Ideally, this bread should be made in a traditional dome-shaped clay oven, known as the tannūr (تنور), but in case you don’t have access to a palace kitchen, feel free to use a good home oven. The dough is made with flour, dried cheese (for best results use drained cottage cheese), twenty eggs (yes, you read that right) for every 2.2 kilograms of flour, and milk. The seasonings for the dough include fenugreek, mastic, anise, nigella, coriander, sesame and caraway seeds. Shape the dough into loaves and then bake. This bread is absolutely scrumptious and ideal to make last week’s sandwiches.
Though the instructions simply say getting some soft-dough bread from the baker, this re-creation is made with a bread recipe from the same 13th-century Syrian cookery book. That will be the object of the next post, but here we’ll be talking about the filling of the sandwiches, which the author claims were Egyptian in origin.
Start by hollowing out small loaves — you can choose the size you like, but it works best if you shape them into large rolls. The main ingredient is the chicken which should be boiled, fried and shredded before mixing it with the crumbs taken out of the bread, pistachios, parsley, mint and lemon juice. Then stuff the mixture into the loaves, thus making them whole again. Cut into pieces or slices of your liking and, perhaps in reference to their Egyptian origins, pile them up into a pyramid, which is then liberally sprinkled with herbs, as well as violets and narcissus, and garnished with orange.
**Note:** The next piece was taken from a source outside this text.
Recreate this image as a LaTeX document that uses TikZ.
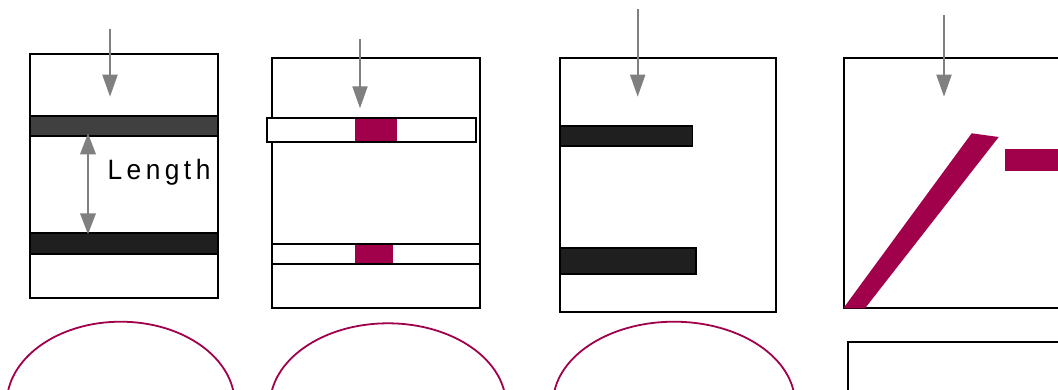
\documentclass[tikz,border=0pt]{standalone}
\usepackage{fontspec}
\setmainfont{Liberation Sans}
\newfontfamily\spacedfont[LetterSpace=17]{Liberation Sans}
\usetikzlibrary{arrows.meta}
\definecolor{berry}{RGB}{161,0,75}
\definecolor{barA}{RGB}{64,64,64}
\definecolor{barB}{RGB}{31,31,31}
\definecolor{ptr}{RGB}{128,128,128}
\tikzset{
  frame/.style={draw=black,line width=2pt},
  bar/.style={draw=black,line width=1.6pt},
  patch/.style={fill=berry,draw=none},
  lens/.style={draw=berry,line width=1.8pt},
  pointer/.style={draw=ptr,line width=2pt,-{Triangle[length=22pt,width=15pt]}},
  twoway/.style={draw=ptr,line width=2pt,{Triangle[length=21pt,width=15.5pt]}-{Triangle[length=21pt,width=15.5pt]}},
}
\begin{document}
\begin{tikzpicture}[x=1pt,y=-1pt]
\useasboundingbox (0,0) rectangle (1058,389);
\clip (0,0) rectangle (1058,389);

% ---- panel 1: two full-width bars and the distance between them
\draw[frame] (30,54) rectangle (218,298);
\draw[bar,fill=barA] (30,115.7) rectangle (218,135.7);
\draw[bar,fill=barB] (30,233) rectangle (218,254);
\coordinate (p1top) at (110,29);
\coordinate (p1tip) at (110,96.7);
\draw[pointer] (p1top) -- (p1tip);
\coordinate (lenA) at (88,133.3);
\coordinate (lenB) at (88,234.3);
\draw[twoway] (lenA) -- (lenB);
\node[anchor=base,inner sep=0pt] (lenlabel) at (159,179)
  {\scalebox{0.94}[1]{\fontsize{28}{32}\selectfont\spacedfont Length}};

% ---- panel 2: open strips with coloured centre patches
\draw[frame] (272,58) rectangle (480,307.7);
\draw[frame,fill=white] (267.3,117.7) rectangle (476,142);
\fill[patch] (355,118.7) rectangle (397,141);
\draw[frame] (272,243.7) rectangle (480,264);
\fill[patch] (355,244.7) rectangle (393,263);
\coordinate (p2top) at (360,39.3);
\coordinate (p2tip) at (360,108.3);
\draw[pointer] (p2top) -- (p2tip);

% ---- panel 3: two half-width bars from the left wall
\draw[frame] (560,58) rectangle (776,311.7);
\draw[bar,fill=barB] (560,126) rectangle (692.3,145.7);
\draw[bar,fill=barB] (560,247.7) rectangle (696,274);
\coordinate (p3top) at (637.7,9.3);
\coordinate (p3tip) at (637.7,96.7);
\draw[pointer] (p3top) -- (p3tip);

% ---- panel 4: slanted strip and a short bar
\draw[frame] (1070,57.7) -- (843.7,57.7) -- (843.7,307.7) -- (1070,307.7);
\fill[patch] (843.3,308.3) -- (865,308.3) -- (998.7,137) -- (971.7,133.3) -- cycle;
\fill[patch] (1005,149) rectangle (1070,170.7);
\coordinate (p4top) at (944,15);
\coordinate (p4tip) at (944,96.7);
\draw[pointer] (p4top) -- (p4tip);
\draw[frame] (1070,342.3) -- (847.7,342.3) -- (847.7,400);

% ---- lens outlines below the panels
\draw[lens] (120.7,403.7) ellipse [x radius=114,y radius=82];
\draw[lens] (388,405.3) ellipse [x radius=118,y radius=82];
\draw[lens] (674,403.7) ellipse [x radius=121,y radius=82];
\end{tikzpicture}
\end{document}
Tuck in immediately, though they are still delicious after a night in the fridge.
According to the author this is one of the most elegant foods (فإنّها من أظرف المآكل) and anyone trying these sandwiches will surely agree!
This recipe for qanbarīs (قنبريس) is from a 15th-century cookery book and requires vinegar and milk. After boiling the vinegar, the milk is poured in and then the mixture is left overnight to coagulate. It was a particular favourite of the author, who added that some people could not enjoy their food unless there was cheese on the table. Qanbarīs was often sold dried and then dissolved when needed. According to the author of a 13th-century Syrian treatise, the best kind came from Baalbek, the city in Lebanon’s Beqaa valley best known for its magnificent Roman temple complex.